A prioridade para o futuro da Tom Maior com a nova casa, na visão de Ruhanan, é dar à escola aquilo que, na sua opinião, há tantos anos vem merecendo. Descontraído, o dançarino falou com empolgação sobre o que deseja para a comunidade.
“Ser campeão do carnaval, oras. Como assim? Ano passado ainda está engasgado aqui! Ser campeão do carnaval, é isso que eu quero. Precisamos por estrelas nesse pavilhão. Está faltando uma estrela ali. Uma não, várias, mas a primeira, se Deus quiser, vem agora. Com respeito a todas as coirmãs, mas está na hora de colocar uma estrelinha no pavilhão da Tom Maior. Eu gosto muito de enaltecer o trabalho do Carlão aqui na diretoria da Tom Maior. Eu acho que é um trabalho diferenciado. Eles sabem lidar com as pessoas, conversar com as pessoas, tratam bem com as pessoas, estão sempre preocupados em como falar, chegar nas pessoas. Acho que isso é muito interessante, e quando isso se faz com carinho, com amor, o resultado tem que vir. Uma hora vem”, concluiu o mestre-sala.
Responsável por uma linha de enredos variada e rica nos detalhes, o carnavalesco Flávio Campello manifestou orgulho de fazer parte de um momento tão marcante para a história da Tom Maior, relembrando relatos do passado e exaltando a importância da atual gestão para acabar com os estigmas que marcavam a escola.
“Olha cara, a gente fazer parte de um momento tão especial de uma escola de samba, como é o caso de conquistar uma quadra. Ainda mais a Tom Maior, que desde que cheguei no carnaval de São Paulo, a quinze anos atrás, só se dizia que a Tom Maior é uma escola que não tinha um solo, terreiro, estava sempre ensaiando em vários lugares. E essa gestão do Carlão ter dado esse grande passo, no primeiro ano de mandato oficial dele, como presidente, que é passar para a escola de samba, uma quadra de papel passado. Onde a escola vai ter realmente, pela primeira vez, nesses 50 anos, um chão que ninguém vai tirar a escola, onde vai permanecer, fincar raízes, isso é muito especial”, declarou.
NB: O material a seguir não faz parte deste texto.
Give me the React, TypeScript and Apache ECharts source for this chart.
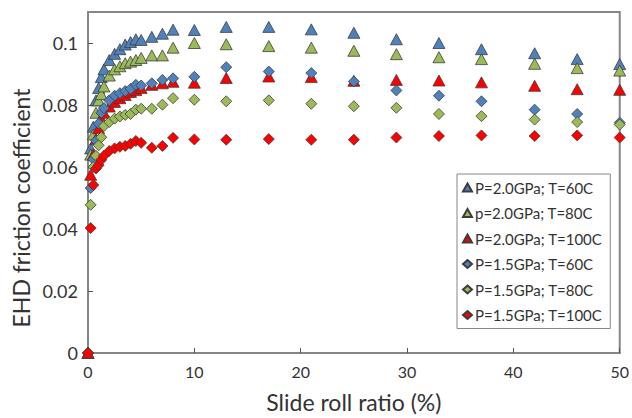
import React, { useEffect, useRef } from "react";
import * as echarts from "echarts";

// Slide-roll ratio (%) at which friction was measured
const srr = [0, 0.25, 0.5, 0.75, 1, 1.25, 1.5, 2, 2.5, 3, 3.5, 4, 4.5, 5, 6, 7, 8, 10, 13, 17, 21, 25, 29, 33, 37, 42, 46, 50];

// EHD friction coefficient for each pressure / temperature condition
const p20t60 = [0, 0.066, 0.073, 0.0815, 0.0855, 0.089, 0.0915, 0.0945, 0.0965, 0.098, 0.0995, 0.1003, 0.1012, 0.101, 0.102, 0.103, 0.1043, 0.1042, 0.1052, 0.1052, 0.1044, 0.1033, 0.1012, 0.1, 0.098, 0.0967, 0.0948, 0.0932];
const p20t80 = [0, 0.064, 0.0705, 0.0775, 0.0815, 0.0835, 0.086, 0.0895, 0.0915, 0.0925, 0.0935, 0.094, 0.0945, 0.0952, 0.096, 0.096, 0.0985, 0.1, 0.0996, 0.099, 0.0985, 0.0975, 0.0964, 0.0954, 0.0948, 0.0933, 0.0919, 0.0911];
const p20t100 = [0, 0.0575, 0.064, 0.069, 0.0725, 0.0755, 0.0775, 0.0795, 0.081, 0.0822, 0.0832, 0.0842, 0.0848, 0.0855, 0.0865, 0.087, 0.0875, 0.0872, 0.0887, 0.0892, 0.089, 0.0878, 0.0881, 0.0879, 0.0873, 0.0862, 0.0851, 0.0849];
const p15t60 = [0, 0.0532, 0.0625, 0.0685, 0.074, 0.0775, 0.079, 0.0815, 0.083, 0.0838, 0.0845, 0.0852, 0.0865, 0.0863, 0.087, 0.0881, 0.0886, 0.0891, 0.0922, 0.0908, 0.0903, 0.0876, 0.0847, 0.083, 0.0812, 0.0785, 0.0771, 0.0743];
const p15t80 = [0, 0.0478, 0.06, 0.0636, 0.067, 0.0696, 0.0732, 0.0745, 0.0756, 0.0763, 0.0768, 0.0771, 0.0785, 0.0788, 0.0788, 0.0801, 0.0822, 0.0817, 0.0812, 0.0815, 0.0804, 0.0796, 0.0791, 0.0771, 0.0764, 0.0753, 0.0745, 0.0737];
const p15t100 = [0, 0.0403, 0.0542, 0.0595, 0.0606, 0.0623, 0.0636, 0.0652, 0.066, 0.0665, 0.0668, 0.0675, 0.0684, 0.0678, 0.0662, 0.0668, 0.0694, 0.0689, 0.0688, 0.069, 0.0688, 0.0688, 0.0695, 0.07, 0.0702, 0.07, 0.0702, 0.0695];

const seriesNames = [
  "P=2.0GPa; T=60C",
  "p=2.0GPa; T=80C",
  "P=2.0GPa; T=100C",
  "P=1.5GPa; T=60C",
  "P=1.5GPa; T=80C",
  "P=1.5GPa; T=100C",
];
const seriesValues = [p20t60, p20t80, p20t100, p15t60, p15t80, p15t100];
const seriesColors = ["#4F81BD", "#9BBB59", "#FF0000", "#4F81BD", "#9BBB59", "#FF0000"];
const seriesShapes = ["triangle", "triangle", "triangle", "diamond", "diamond", "diamond"];

const xTicks = { min: 0, max: 50, step: 10 };
const yTicks = { min: 0, max: 0.11, step: 0.02 };

const FONT = "Lato, 'Open Sans', sans-serif";
const TEXT = "#333333";
const FRAME = "#868686";

export default function App() {
  const ref = useRef<HTMLDivElement>(null);

  useEffect(() => {
    if (!ref.current) return;
    const chart = echarts.init(ref.current, undefined, { renderer: "svg" });

    const series = seriesNames.map((name, i) => ({
      name,
      type: "scatter",
      clip: false,
      symbol: seriesShapes[i],
      symbolSize: seriesShapes[i] === "triangle" ? [12, 11] : [11, 11],
      itemStyle: {
        color: seriesColors[i],
        borderColor: "#3c3c3c",
        borderWidth: 0.8,
        opacity: 1,
      },
      emphasis: { disabled: true },
      z: 2 + i,
      data: srr.map((x, k) => [x, seriesValues[i][k]]),
    }));

    chart.setOption({
      animation: false,
      backgroundColor: "#ffffff",
      textStyle: { fontFamily: FONT },
      grid: {
        left: 88,
        right: 12,
        top: 12,
        bottom: 63,
        show: true,
        borderColor: FRAME,
        borderWidth: 2,
        backgroundColor: "transparent",
      },
      legend: {
        orient: "vertical",
        left: 457,
        top: 174,
        padding: [6, 8, 6, 5],
        itemGap: 10.5,
        itemWidth: 9,
        itemHeight: 8,
        borderColor: FRAME,
        borderWidth: 1,
        backgroundColor: "#ffffff",
        textStyle: {
          fontFamily: FONT,
          fontSize: 15,
          lineHeight: 15,
          color: TEXT,
          padding: [0, 0, 0, -2],
        },
        data: seriesNames.map((name) => ({ name })),
      },
      xAxis: {
        type: "value",
        min: xTicks.min,
        max: xTicks.max,
        interval: xTicks.step,
        axisLine: { show: true, lineStyle: { color: FRAME, width: 2 } },
        axisTick: { show: true, inside: true, length: 5, lineStyle: { color: "#555", width: 1 } },
        splitLine: { show: false },
        axisLabel: { color: TEXT, fontSize: 16, fontFamily: FONT, margin: 10 },
        name: "Slide roll ratio (%)",
        nameLocation: "middle",
        nameGap: 37,
        nameTextStyle: { color: TEXT, fontSize: 23, fontFamily: FONT },
      },
      yAxis: {
        type: "value",
        min: yTicks.min,
        max: yTicks.max,
        interval: yTicks.step,
        axisLine: { show: true, lineStyle: { color: FRAME, width: 2 } },
        axisTick: { show: true, inside: true, length: 5, lineStyle: { color: "#555", width: 1 } },
        splitLine: { show: false },
        axisLabel: { color: TEXT, fontSize: 18, fontFamily: FONT, margin: 10, showMaxLabel: false },
      },
      graphic: [
        {
          type: "text",
          x: 21,
          y: 208,
          rotation: Math.PI / 2,
          style: {
            text: "EHD friction coefficient",
            fontFamily: FONT,
            fontSize: 23,
            fill: TEXT,
            textAlign: "center",
            textVerticalAlign: "middle",
          },
        },
      ],
      series,
    });

    return () => chart.dispose();
  }, []);

  return (
    <div
      ref={ref}
      style={{ position: "fixed", left: 0, top: 0, width: 632, height: 418, background: "#fff" }}
    />
  );
}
Para o coreógrafo da comissão de frente, André Almeida, a Tom Maior agora possui meios para criar o que é necessário para tornar a escola ainda mais grandiosa.
“A Tom Maior está vindo nesta luta a muito tempo, eu vi um post do nosso presidente no Instagram que falava ‘a Tom Maior já teve 12 endereços diferentes em um curtíssimo espaço de tempo’, hoje a gente ter o nosso espaço, nossa quadra. É muito importante para nós criarmos, de novo, assim, a nossa identidade, a identidade da escola, criar raiz, e ter um espaço para ensaiarmos, nosso. É totalmente diferente. Pois a gente pode ter uma agenda de ensaio, são vários departamentos que precisam de espaço para ensaiar. Então acho importante ter o nosso espaço, casinha, e hoje a inauguração da nossa quadra, esse espaço novo, recebendo tanta gente do carnaval de São Paulo, vindo prestigiar nossa festa, nossa casa, é muito importante. Isso tudo que está aqui, foi feito com muito carinho por todos os componentes. Eu mesmo vim aqui ajudar a pintar a quadra, a comissão de frente também participou, pois acho importante participarmos deste momento. Pois é um momento histórico para a Tom Maior. E estamos começando projeto novo, casa nova, faz toda uma diferença ter nossa quadra”, disse.